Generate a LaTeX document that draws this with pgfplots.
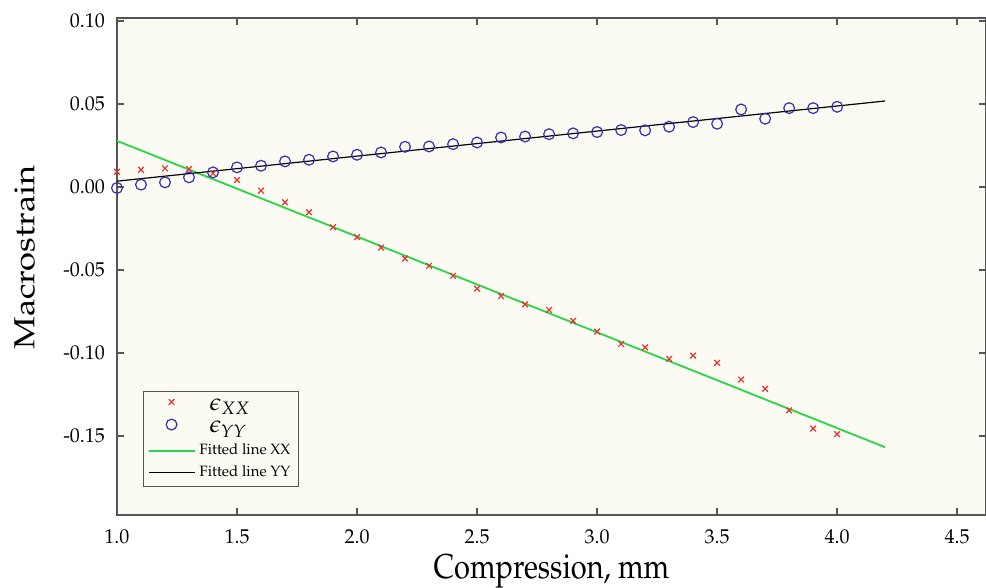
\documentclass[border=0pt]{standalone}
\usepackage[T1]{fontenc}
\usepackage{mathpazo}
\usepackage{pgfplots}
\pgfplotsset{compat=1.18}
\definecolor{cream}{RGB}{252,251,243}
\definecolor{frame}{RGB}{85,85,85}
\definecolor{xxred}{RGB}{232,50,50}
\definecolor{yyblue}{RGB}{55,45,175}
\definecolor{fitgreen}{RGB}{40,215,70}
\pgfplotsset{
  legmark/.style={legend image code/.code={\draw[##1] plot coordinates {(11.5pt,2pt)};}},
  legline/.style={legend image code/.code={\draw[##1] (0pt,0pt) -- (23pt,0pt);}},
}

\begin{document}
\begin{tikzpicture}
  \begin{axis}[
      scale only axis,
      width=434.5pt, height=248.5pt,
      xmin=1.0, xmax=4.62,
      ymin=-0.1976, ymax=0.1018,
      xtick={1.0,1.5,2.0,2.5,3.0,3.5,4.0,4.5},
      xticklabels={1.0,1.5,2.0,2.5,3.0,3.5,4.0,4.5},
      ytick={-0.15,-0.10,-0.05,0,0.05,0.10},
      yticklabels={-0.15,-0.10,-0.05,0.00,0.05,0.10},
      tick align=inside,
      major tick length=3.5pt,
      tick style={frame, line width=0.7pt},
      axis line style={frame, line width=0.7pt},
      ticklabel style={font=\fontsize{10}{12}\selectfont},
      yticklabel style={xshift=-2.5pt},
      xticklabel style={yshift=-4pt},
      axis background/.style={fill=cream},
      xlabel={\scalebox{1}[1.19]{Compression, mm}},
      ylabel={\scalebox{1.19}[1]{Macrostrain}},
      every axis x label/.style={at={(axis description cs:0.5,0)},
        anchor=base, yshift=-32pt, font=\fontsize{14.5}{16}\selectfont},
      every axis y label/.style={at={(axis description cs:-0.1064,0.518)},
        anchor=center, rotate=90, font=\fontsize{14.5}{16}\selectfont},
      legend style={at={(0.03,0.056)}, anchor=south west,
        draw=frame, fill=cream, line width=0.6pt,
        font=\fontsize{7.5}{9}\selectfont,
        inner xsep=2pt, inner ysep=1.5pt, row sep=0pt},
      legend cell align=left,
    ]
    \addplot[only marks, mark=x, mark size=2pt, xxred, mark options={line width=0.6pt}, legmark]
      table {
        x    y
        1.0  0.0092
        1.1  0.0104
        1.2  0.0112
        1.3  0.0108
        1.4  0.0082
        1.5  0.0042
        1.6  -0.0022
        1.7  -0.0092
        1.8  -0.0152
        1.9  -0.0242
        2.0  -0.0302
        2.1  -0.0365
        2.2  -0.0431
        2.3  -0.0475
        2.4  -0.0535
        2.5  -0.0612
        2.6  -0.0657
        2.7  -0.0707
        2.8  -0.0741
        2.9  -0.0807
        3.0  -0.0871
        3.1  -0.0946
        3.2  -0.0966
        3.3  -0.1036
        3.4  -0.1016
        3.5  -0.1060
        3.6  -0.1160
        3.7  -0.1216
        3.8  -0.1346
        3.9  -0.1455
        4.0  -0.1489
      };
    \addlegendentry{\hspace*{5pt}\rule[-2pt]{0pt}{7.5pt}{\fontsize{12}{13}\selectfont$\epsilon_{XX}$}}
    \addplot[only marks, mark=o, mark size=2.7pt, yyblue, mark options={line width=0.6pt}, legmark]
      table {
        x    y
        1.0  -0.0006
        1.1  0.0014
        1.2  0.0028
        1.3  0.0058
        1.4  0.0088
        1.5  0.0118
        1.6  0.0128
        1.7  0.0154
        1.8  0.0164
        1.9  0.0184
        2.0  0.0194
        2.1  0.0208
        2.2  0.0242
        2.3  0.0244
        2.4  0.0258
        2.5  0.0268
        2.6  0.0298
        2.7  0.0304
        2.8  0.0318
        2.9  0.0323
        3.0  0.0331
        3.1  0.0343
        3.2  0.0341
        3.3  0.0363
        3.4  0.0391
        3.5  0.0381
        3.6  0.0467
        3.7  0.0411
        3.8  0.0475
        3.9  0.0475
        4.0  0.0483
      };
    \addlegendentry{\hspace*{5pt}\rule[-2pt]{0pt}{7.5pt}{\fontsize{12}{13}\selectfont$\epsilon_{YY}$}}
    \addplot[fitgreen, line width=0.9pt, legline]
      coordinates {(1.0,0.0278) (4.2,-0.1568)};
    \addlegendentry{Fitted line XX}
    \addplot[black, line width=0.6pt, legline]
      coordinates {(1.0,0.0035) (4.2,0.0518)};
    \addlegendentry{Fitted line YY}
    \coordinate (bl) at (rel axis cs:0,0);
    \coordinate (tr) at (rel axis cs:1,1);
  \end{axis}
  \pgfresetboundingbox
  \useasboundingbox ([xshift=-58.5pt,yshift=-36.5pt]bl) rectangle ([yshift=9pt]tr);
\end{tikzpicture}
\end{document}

+ + + + + + +

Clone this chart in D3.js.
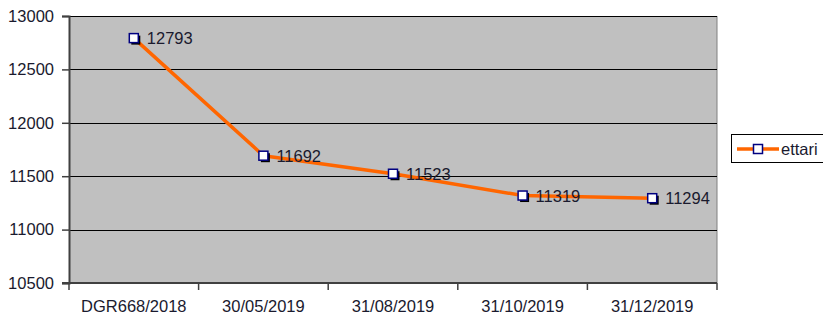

+ + + + + + +

• **Task prompt**:
Select and copy each line from the data that includes the word "this".

• **Right answer**:
Generate a LaTeX document that draws this with pgfplots.
Clone this chart in D3.js.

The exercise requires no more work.